Stock brokers and dealers generally must register with the U.S. Securities
and Exchange Commission (SEC). SEC rules define a stock broker broadly
as any person engaged in the business of effecting transactions in securities
for the account of others. A person may need to register as a broker, depending
on a number of factors:
- Finding investors
or customers for, making referrals to, or splitting commissions with registered
broker-dealers, investment companies (or mutual funds, including hedge
funds) or other securities intermediaries;
- Finding investors
for "issuers" (entities issuing securities), even in a "consultant" capacity;
- Engaging in,
or finding investors for, venture capital or "angel" financings, including
private placements;
- Finding buyers
and sellers of businesses (i.e., activities relating to mergers and acquisitions
where securities are involved).
- Participating
in important parts of a securities transaction, including solicitation,
negotiation, or execution of the transaction.
- Receiving
compensation for participation in the transaction dependent upon, or related
to, the outcome or size of the transaction or deal. Receiving trailing
commissions, such as 12b-1 fees. Other transaction-related compensation.
- Being otherwise
engaged in the business of effecting or facilitating securities transactions.
- Handling the
securities or funds of others in connection with securities transactions.
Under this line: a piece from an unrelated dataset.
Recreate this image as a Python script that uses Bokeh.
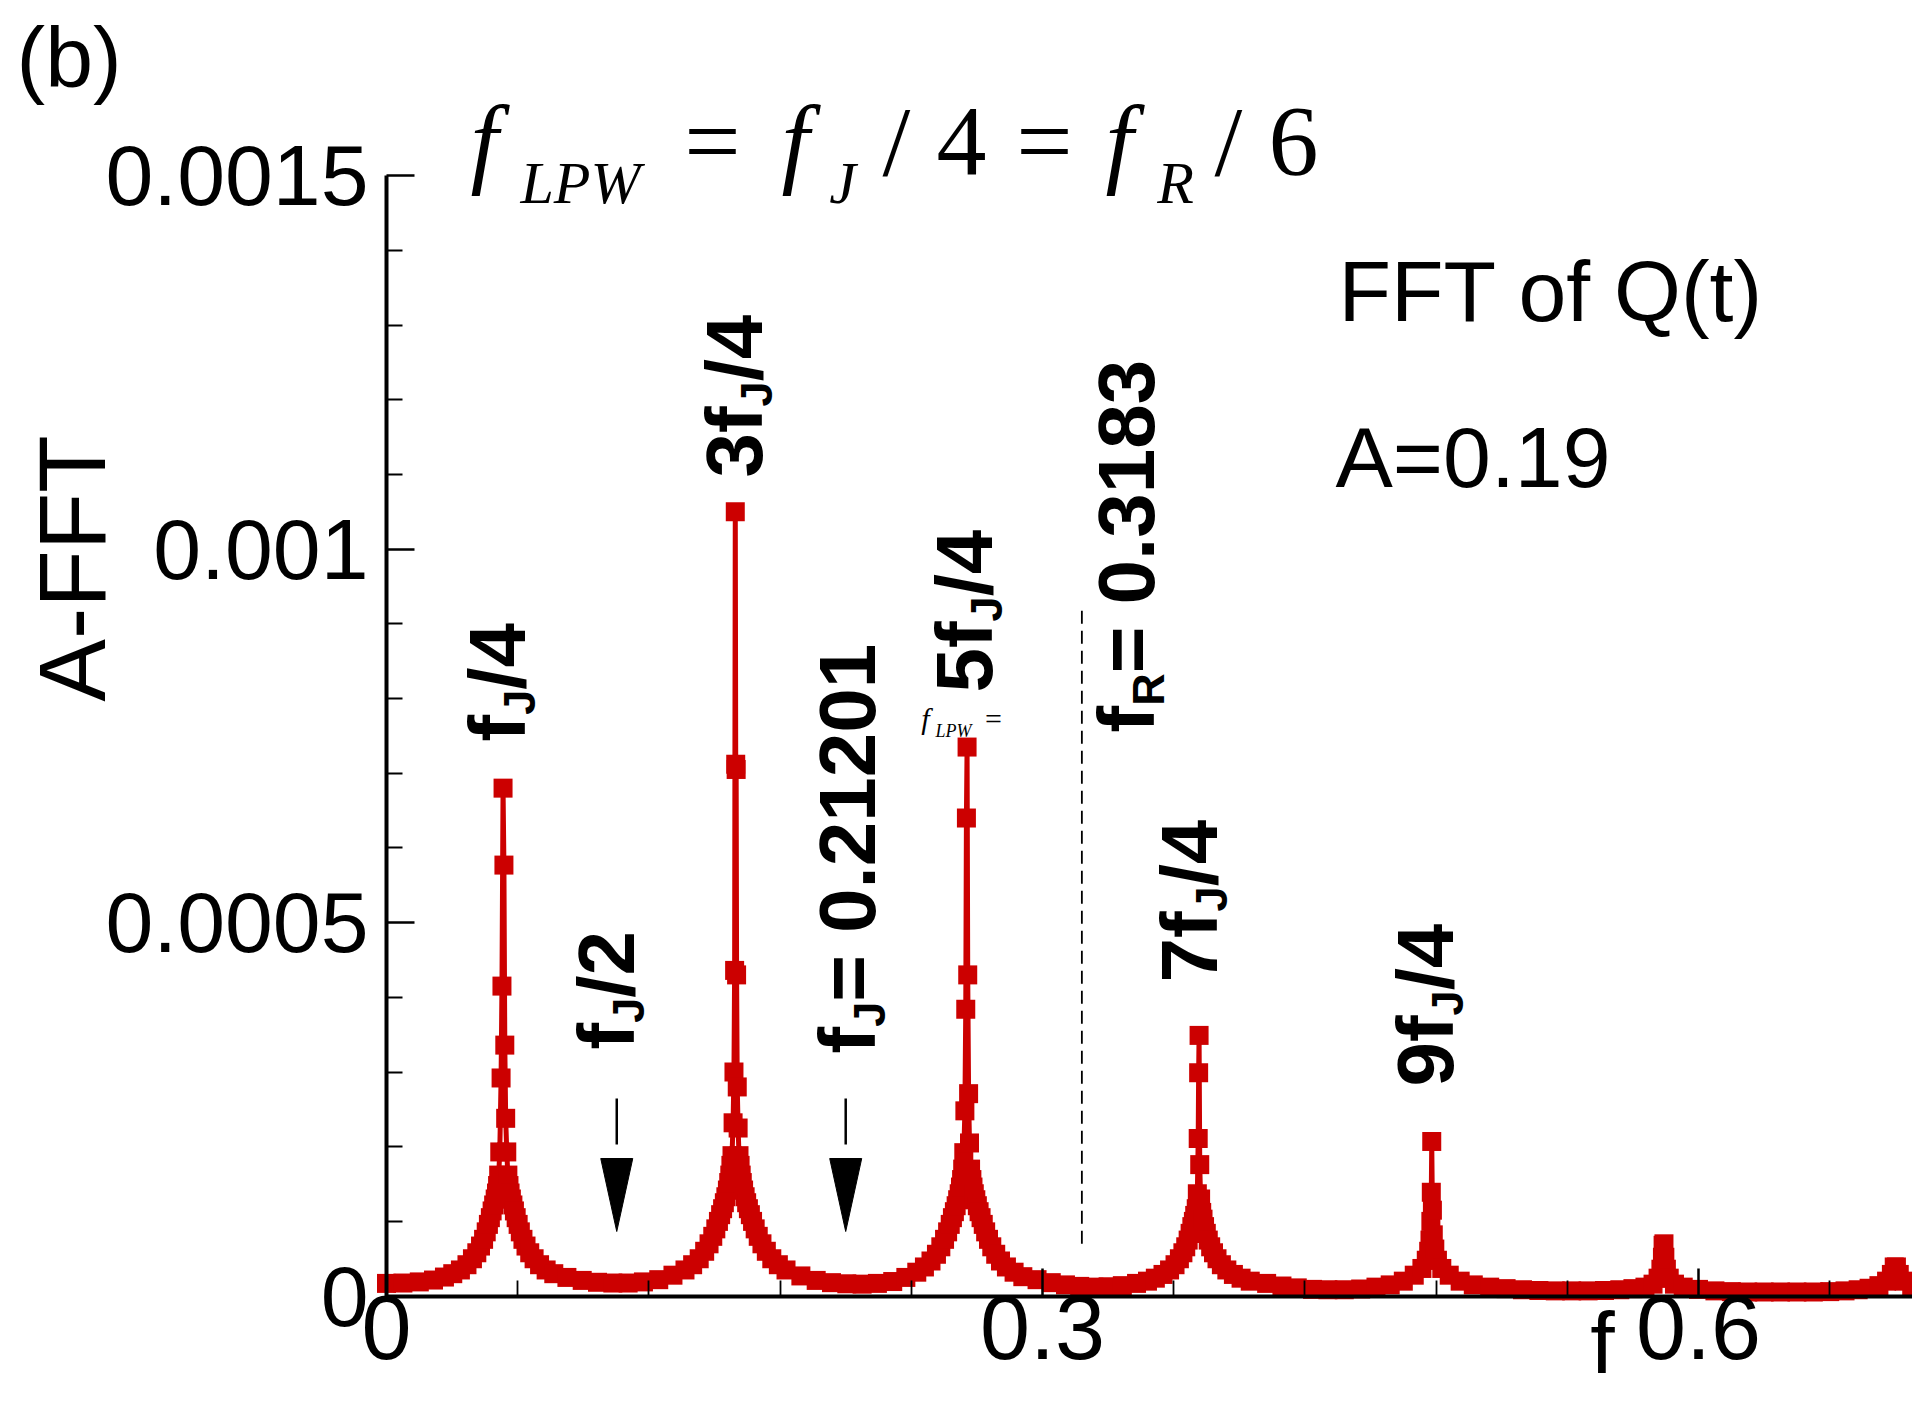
import numpy as np
from bokeh.plotting import figure
from bokeh.models import Range1d, FixedTicker, CustomJSTickFormatter, ColumnDataSource
from bokeh.core.properties import value
from bokeh.embed import file_html
from bokeh.resources import INLINE

# ---------------- data ----------------
base0_f = [0.000, 0.0075, 0.0150, 0.0215, 0.0265]
base0_a = [1.70e-5, 1.75e-5, 1.90e-5, 2.15e-5, 2.55e-5]

peak1_f = [0.0303, 0.0338, 0.0368, 0.0393, 0.0413, 0.0430, 0.0444, 0.0456, 0.0466, 0.0475,
           0.0483, 0.0490, 0.0497, 0.0503, 0.0508, 0.0513, 0.0518,
           0.0524, 0.0528, 0.0533, 0.0537, 0.0541, 0.0545,
           0.0550, 0.0555, 0.0560, 0.0565, 0.0571, 0.0578, 0.0585, 0.0593, 0.0602, 0.0612,
           0.0624, 0.0638, 0.0655, 0.0675, 0.0700, 0.0730, 0.0765]
peak1_a = [3.0e-5, 3.5e-5, 4.2e-5, 5.0e-5, 5.8e-5, 6.7e-5, 7.6e-5, 8.6e-5, 9.6e-5, 1.05e-4,
           1.14e-4, 1.22e-4, 1.30e-4, 1.38e-4, 1.48e-4, 1.62e-4, 1.93e-4,
           2.92e-4, 4.15e-4, 6.80e-4, 5.77e-4, 3.36e-4, 2.38e-4,
           1.93e-4, 1.62e-4, 1.48e-4, 1.38e-4, 1.30e-4, 1.22e-4, 1.14e-4, 1.05e-4, 9.6e-5, 8.6e-5,
           7.6e-5, 6.7e-5, 5.8e-5, 5.0e-5, 4.2e-5, 3.5e-5, 3.0e-5]

base1_f = [0.0825, 0.0895, 0.0965, 0.1035, 0.1105, 0.1175, 0.1245, 0.1310]
base1_a = [2.5e-5, 2.1e-5, 1.85e-5, 1.75e-5, 1.75e-5, 1.9e-5, 2.2e-5, 2.8e-5]

peak2_f = [0.1365, 0.1400, 0.1430, 0.1455, 0.1475, 0.1492, 0.1506, 0.1518, 0.1528, 0.1537,
           0.1545, 0.1552, 0.1559, 0.1565, 0.1570, 0.1575, 0.1580,
           0.1585, 0.1589, 0.1592, 0.1595, 0.1597, 0.1599, 0.1601, 0.1604, 0.1608,
           0.1612, 0.1617, 0.1622, 0.1627, 0.1633, 0.1640, 0.1647, 0.1655, 0.1664, 0.1674,
           0.1686, 0.1700, 0.1717, 0.1737, 0.1762, 0.1792, 0.1827]
peak2_a = [3.5e-5, 4.2e-5, 5.0e-5, 6.0e-5, 7.0e-5, 8.0e-5, 9.0e-5, 1.00e-4, 1.09e-4, 1.17e-4,
           1.25e-4, 1.33e-4, 1.42e-4, 1.52e-4, 1.62e-4, 1.75e-4, 1.88e-4,
           2.32e-4, 3.00e-4, 4.36e-4, 1.05e-3, 7.12e-4, 7.05e-4, 4.30e-4, 2.80e-4, 2.25e-4,
           1.88e-4, 1.75e-4, 1.62e-4, 1.52e-4, 1.42e-4, 1.33e-4, 1.25e-4, 1.17e-4, 1.09e-4, 1.00e-4,
           9.0e-5, 8.0e-5, 7.0e-5, 6.0e-5, 5.0e-5, 4.2e-5, 3.5e-5]

base2_f = [0.1895, 0.1965, 0.2035, 0.2105, 0.2175, 0.2245, 0.2315, 0.2375]
base2_a = [2.7e-5, 2.1e-5, 1.8e-5, 1.65e-5, 1.6e-5, 1.7e-5, 1.95e-5, 2.5e-5]

peak3_f = [0.2425, 0.2460, 0.2490, 0.2515, 0.2535, 0.2552, 0.2566, 0.2578, 0.2588, 0.2597,
           0.2605, 0.2612, 0.2619, 0.2625, 0.2630, 0.2635, 0.2640,
           0.2645, 0.2649, 0.2652, 0.2655, 0.2658, 0.2662, 0.2666,
           0.2671, 0.2677, 0.2682, 0.2688, 0.2695, 0.2702, 0.2710, 0.2719, 0.2729, 0.2740,
           0.2753, 0.2768, 0.2786, 0.2808, 0.2835, 0.2870, 0.2910]
peak3_a = [3.2e-5, 3.9e-5, 4.7e-5, 5.6e-5, 6.6e-5, 7.6e-5, 8.6e-5, 9.6e-5, 1.05e-4, 1.13e-4,
           1.21e-4, 1.29e-4, 1.37e-4, 1.46e-4, 1.56e-4, 1.70e-4, 1.92e-4,
           2.48e-4, 3.84e-4, 6.40e-4, 7.35e-4, 4.30e-4, 2.71e-4, 2.05e-4,
           1.70e-4, 1.56e-4, 1.46e-4, 1.37e-4, 1.29e-4, 1.21e-4, 1.13e-4, 1.05e-4, 9.6e-5, 8.6e-5,
           7.6e-5, 6.6e-5, 5.6e-5, 4.7e-5, 3.9e-5, 3.2e-5, 2.6e-5]

base3_f = [0.2975, 0.3040, 0.3105, 0.3170, 0.3235, 0.3300, 0.3365, 0.3430, 0.3480]
base3_a = [2.2e-5, 1.8e-5, 1.5e-5, 1.3e-5, 1.2e-5, 1.25e-5, 1.4e-5, 1.7e-5, 2.0e-5]

peak4_f = [0.3516, 0.3551, 0.3581, 0.3606, 0.3626, 0.3642, 0.3655, 0.3666, 0.3675, 0.3683,
           0.3690, 0.3696, 0.3703, 0.3708, 0.3712, 0.3714, 0.3716,
           0.3719, 0.3723, 0.3728, 0.3734, 0.3741, 0.3749, 0.3758, 0.3769, 0.3782, 0.3798,
           0.3818, 0.3843, 0.3873, 0.3908, 0.3950]
peak4_a = [2.4e-5, 2.9e-5, 3.5e-5, 4.2e-5, 5.0e-5, 5.8e-5, 6.6e-5, 7.5e-5, 8.4e-5, 9.3e-5,
           1.00e-4, 1.08e-4, 1.17e-4, 1.37e-4, 2.11e-4, 2.99e-4, 3.49e-4,
           1.76e-4, 1.30e-4, 1.12e-4, 1.03e-4, 9.3e-5, 8.4e-5, 7.5e-5, 6.6e-5, 5.8e-5, 5.0e-5,
           4.2e-5, 3.5e-5, 2.9e-5, 2.4e-5, 2.0e-5]

base4_f = [0.4025, 0.4095, 0.4165, 0.4235, 0.4305, 0.4380, 0.4455, 0.4525]
base4_a = [1.7e-5, 1.35e-5, 1.1e-5, 9e-6, 8.5e-6, 8.5e-6, 9.5e-6, 1.2e-5]

peak5_f = [0.4590, 0.4650, 0.4700, 0.4735, 0.4755, 0.4766, 0.4772, 0.4776, 0.4778, 0.4780,
           0.4783, 0.4787, 0.4794, 0.4806, 0.4826, 0.4860, 0.4910, 0.4970]
peak5_a = [1.5e-5, 2.0e-5, 2.8e-5, 3.7e-5, 4.8e-5, 6.0e-5, 7.5e-5, 1.0e-4, 1.39e-4, 2.07e-4,
           1.15e-4, 8.2e-5, 6.3e-5, 4.8e-5, 3.7e-5, 2.8e-5, 2.0e-5, 1.5e-5]

base5_f = [0.5045, 0.5120, 0.5195, 0.5270, 0.5345, 0.5420, 0.5495, 0.5570, 0.5640, 0.5700]
base5_a = [1.2e-5, 1.0e-5, 8.5e-6, 7.5e-6, 7.0e-6, 7.0e-6, 7.0e-6, 7.5e-6, 8.5e-6, 1.0e-5]

peak6_f = [0.5755, 0.5792, 0.5815, 0.5828, 0.5835, 0.5838, 0.5842, 0.5846, 0.5853, 0.5866, 0.5890, 0.5930]
peak6_a = [1.2e-5, 1.6e-5, 2.4e-5, 3.6e-5, 5.2e-5, 6.8e-5, 7.0e-5, 5.2e-5, 3.6e-5, 2.4e-5, 1.6e-5, 1.2e-5]

base6_f = [0.6000, 0.6075, 0.6150, 0.6225, 0.6300, 0.6375, 0.6450, 0.6525, 0.6600, 0.6670, 0.6730, 0.6780]
base6_a = [9e-6, 7e-6, 6e-6, 5.5e-6, 5.5e-6, 5.5e-6, 5.5e-6, 5.5e-6, 6e-6, 7e-6, 8.5e-6, 1.05e-5]

peak7_f = [0.6825, 0.6860, 0.6882, 0.6895, 0.6905, 0.6918, 0.6940, 0.6975, 0.7010]
peak7_a = [1.4e-5, 2.0e-5, 2.9e-5, 3.9e-5, 3.9e-5, 2.9e-5, 2.0e-5, 1.4e-5, 1.1e-5]

# ticks
x_major = [0, 0.3, 0.6]
x_minor = [0.06, 0.12, 0.18, 0.24, 0.36, 0.42, 0.48, 0.54, 0.66]
y_major = [0, 0.0005, 0.001, 0.0015]
y_minor = [0.0001, 0.0002, 0.0003, 0.0004, 0.0006, 0.0007, 0.0008, 0.0009,
           0.0011, 0.0012, 0.0013, 0.0014]

# marked frequencies
arrow_f = [0.1053, 0.2100]      # f_J/2 and f_J arrows
fR_line = [0.3180, 0.3180]      # dashed line at f_R
fR_line_a = [0.00007, 0.00092]

# ---------------- layout ----------------
W, H = 1912, 1398
X0_PX, PXX = 386.0, 2186.7       # canvas px of f=0, px per unit f
Y0_PX, PXY = 1295.6, 747000.0    # canvas px (from top) of A=0, px per unit A
RED = "#cc0000"
BL = 0.36                        # baseline correction (fraction of font size)


def X(px):
    return (px - X0_PX) / PXX


def Y(py):
    return (Y0_PX - py) / PXY


freq = (base0_f + peak1_f + base1_f + peak2_f + base2_f + peak3_f + base3_f + peak4_f
        + base4_f + peak5_f + base5_f + peak6_f + base6_f + peak7_f)
amp = (base0_a + peak1_a + base1_a + peak2_a + base2_a + peak3_a + base3_a + peak4_a
       + base4_a + peak5_a + base5_a + peak6_a + base6_a + peak7_a)

p = figure(width=W, height=H,
           x_range=Range1d(-X0_PX / PXX, (W - X0_PX) / PXX),
           y_range=Range1d(-(H - Y0_PX) / PXY, Y0_PX / PXY),
           output_backend="svg", toolbar_location=None, min_border=0)
p.grid.visible = False
p.outline_line_color = None
p.background_fill_color = "white"
p.border_fill_color = "white"

for ax, bounds, ticks, minors, standoff, fs in (
        (p.xaxis[0], (0, 0.7), x_major, x_minor, 0, "90px"),
        (p.yaxis[0], (0, 0.0015), y_major, y_minor, 18, "86px")):
    ax.fixed_location = 0
    ax.bounds = bounds
    ax.ticker = FixedTicker(ticks=ticks, minor_ticks=minors)
    ax.formatter = CustomJSTickFormatter(code="return String(tick)")
    ax.axis_line_width = 4
    ax.axis_line_color = "black"
    ax.major_tick_in = 28
    ax.major_tick_out = 0
    ax.minor_tick_in = 16
    ax.minor_tick_out = 0
    ax.major_tick_line_width = 2.5
    ax.minor_tick_line_width = 1.8
    ax.major_label_text_font = "Liberation Sans"
    ax.major_label_text_font_size = fs
    ax.major_label_text_color = "black"
    ax.major_label_standoff = standoff

src = ColumnDataSource(dict(f=freq, a=amp))
p.line("f", "a", source=src, line_color=RED, line_width=5)
p.scatter("f", "a", source=src, marker="square", size=19,
          fill_color=RED, line_color=RED, line_width=0)

# dashed f_R line
p.line(fR_line, fR_line_a, line_color="black", line_width=1.8, line_dash="13 7")

# arrows (shaft + filled triangle head)
p.segment(x0=arrow_f, y0=[Y(1144)] * 2, x1=arrow_f, y1=[Y(1098)] * 2,
          line_color="black", line_width=2.5)
hw = 16 / PXX
p.patches(xs=[[f - hw, f + hw, f] for f in arrow_f],
          ys=[[Y(1158), Y(1158), Y(1231)] for _ in arrow_f],
          fill_color="black", line_color="black", line_width=1)

SANS = value("Liberation Sans")
SERIF = value("Liberation Serif")


def htext(txt, x_px, base_px, size, font=SANS, style="normal", align="left"):
    p.text(x=[X(x_px)], y=[Y(base_px - BL * size)], text=[txt], text_font=font,
           text_font_size=f"{size}px", text_font_style=style, text_align=align,
           text_baseline="alphabetic", text_color="black")


# plain sans texts
p.text(x=[X(16)], y=[Y(56)], text=["(b)"], text_font=SANS, text_font_size="86px",
       text_align="left", text_baseline="middle", text_color="black")
htext("FFT of Q(t)", 1338, 321, 86)
htext("A=0.19", 1335, 487, 86)
htext("f", 1602, 1374, 88, align="center")
p.text(x=[X(72)], y=[Y(568)], text=["A-FFT"], angle=np.pi / 2, text_font=SANS,
       text_font_size="94px", text_align="center", text_baseline="alphabetic",
       text_color="black")

# formula  f_LPW = f_J / 4 = f_R / 6   (and the small stray copy)
formula = [("f", 484, 177, 100, "italic"), ("LPW", 580, 204, 60, "italic"),
           ("=", 712, 177, 100, "normal"), ("f", 795, 177, 100, "italic"),
           ("J", 842, 204, 60, "italic"), ("/", 896, 177, 100, "normal"),
           ("4", 961, 177, 100, "normal"), ("=", 1044, 177, 100, "normal"),
           ("f", 1119, 177, 100, "italic"), ("R", 1175, 204, 60, "italic"),
           ("/", 1228, 177, 100, "normal"), ("6", 1293, 177, 100, "normal"),
           ("f", 925, 729, 30, "italic"), ("LPW", 953, 737, 18, "italic"),
           ("=", 993, 729, 30, "normal")]
for t, cx, by, sz, st in formula:
    htext(t, cx, by, sz, font=SERIF, style=st, align="center")

# rotated bold labels with subscripts
AW = {'f': 0.333, '3': 0.556, '5': 0.556, '7': 0.556, '9': 0.556, 'J': 0.556, 'R': 0.722,
      '/': 0.278, ' ': 0.278, '=': 0.584, '0': 0.556, '1': 0.556, '2': 0.556, '4': 0.556,
      '8': 0.556, '.': 0.278}


def tw(s, size):
    return sum(AW[c] for c in s) * size


S_MAIN, S_SUB, SUB_SHIFT = 80, 45, 22
ROT_SHIFT = 0.39 * S_MAIN
labels = [(528, 741, "f", "J", "/4"), (765, 477, "3f", "J", "/4"),
          (995, 692, "5f", "J", "/4"), (1220, 982, "7f", "J", "/4"),
          (1456, 1086, "9f", "J", "/4"), (637, 1049, "f", "J", "/2"),
          (878, 1053, "f", "J", " = 0.21201"), (1157, 732, "f", "R", " = 0.3183")]
mx, my, mt, sx, sy, st_ = [], [], [], [], [], []
for bx, by, pre, sub, suf in labels:
    bx = bx - ROT_SHIFT
    y0 = Y(by)
    mx.append(X(bx)); my.append(y0); mt.append(pre)
    y1 = y0 + tw(pre, S_MAIN) / PXY
    sx.append(X(bx + SUB_SHIFT)); sy.append(y1); st_.append(sub)
    y2 = y1 + tw(sub, S_SUB) / PXY
    mx.append(X(bx)); my.append(y2); mt.append(suf)
p.text(x=mx, y=my, text=mt, angle=np.pi / 2, text_font=SANS, text_font_style="bold",
       text_font_size=f"{S_MAIN}px", text_align="left", text_baseline="alphabetic",
       text_color="black")
p.text(x=sx, y=sy, text=st_, angle=np.pi / 2, text_font=SANS, text_font_style="bold",
       text_font_size=f"{S_SUB}px", text_align="left", text_baseline="alphabetic",
       text_color="black")

open("out.html", "w").write(file_html(p, INLINE))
Unlike a broker, who acts as agent, a dealer acts as principal. SEC
rules define a "dealer" as any person engaged in the business of buying
and selling securities for his own account, through a broker or otherwise.
The definition of "dealer" does not include a "trader," that is, a person
who buys and sells securities for his or her own account, either individually
or in a fiduciary capacity, but not as part of a regular business. Individuals
who buy and sell securities for themselves generally are considered traders
and not dealers.
Some of the factors that are used to determine whether someone needs
to register with the SEC as a dealer include:
- A person who holds himself out as being willing
to buy and sell a particular security on a continuous basis;
- A person who runs a matched book of repurchase
agreements; or
- A person who issues or originates securities that
he also buys and sells.
- Advertising or otherwise letting others know that
you are in the business of buying and selling securities.
- Doing business with the public (either retail
or institutional).
- Making a market in, or quoting prices for both
purchases and sales of, one or more securities.
- Participating in a "selling group" or otherwise
underwriting securities.
- Providing services to investors, such as handling
money and securities, extending credit, or giving investment advice.
- Writing derivatives contracts that are securities.